Baseline anxiety effect on outcome of SSRI treatment in patients with severe depression: escitalopram vs paroxetine.
Author(s): Boulenger JP, Hermes A, Huusom AK, Weiller E
Affiliation(s): CHU de Montpellier, Universite Montpellier 1, France. firstname.lastname@example.org
Publication date & source: 2010-03, Curr Med Res Opin., 26(3):605-14.

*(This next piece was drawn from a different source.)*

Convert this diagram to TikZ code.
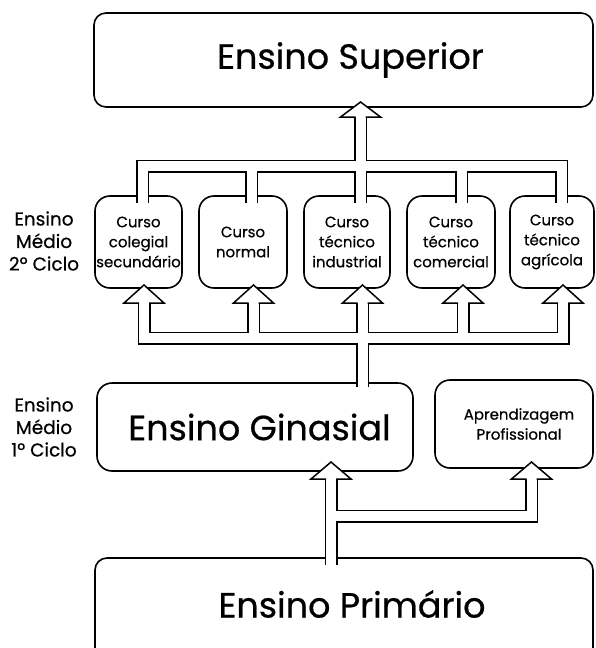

Publication type: Comparative Study; Multicenter Study; Randomized Controlled Trial; Research Support, Non-U.S. Gov't
OBJECTIVE: To investigate if treatment outcome for severely depressed patients depends on their baseline level of anxiety. RESEARCH DESIGN AND METHODS: Patients with a primary diagnosis of severe major depressive disorder (n = 459) were randomised to 24 weeks of double-blind treatment with escitalopram (20 mg) or paroxetine (40 mg). Post hoc analyses of efficacy in patients with a baseline HAM-A total score < or =20 (n = 171) or >20 (n = 280) were based on analysis of covariance (ANCOVA) (ITT, LOCF). RESULTS: At week 24, the mean change from baseline in MADRS total scores was -24.2 for escitalopram-treated patients (n = 141) and -21.5 for paroxetine-treated patients (n = 139) (p < 0.05) in high baseline anxiety patients and the mean change from baseline in HAM-A total score was -17.4 (escitalopram) and -15.1 (paroxetine) (p < 0.05). When examining the proportion of complete remitters (CGI-S = 1) after 24 weeks of treatment, there was an increasing treatment difference as a function of baseline HAM-A total score in favour of escitalopram (ITT, LOCF). There was no treatment difference in the low baseline anxiety group. Significantly more patients (p < 0.01) withdrew from the paroxetine group (31%) than from the escitalopram group (17%), partly as the result of significantly more withdrawals due to AEs (p < 0.05). Incidence of AEs and withdrawals were not related to baseline anxiety and there were no significant differences in the incidence of individual AEs with escitalopram compared to paroxetine. LIMITATIONS: The post hoc nature of these analyses, the absence of placebo control group, and the requirement that patients should be suffering from severe depression, limit the generalisability of the results. CONCLUSION: Patients with severe depression together with comorbid anxiety symptoms responded significantly better to treatment with escitalopram 20 mg compared with paroxetine 40 mg. Contrary to paroxetine, escitalopram maintained its efficacy with increasing baseline anxiety levels.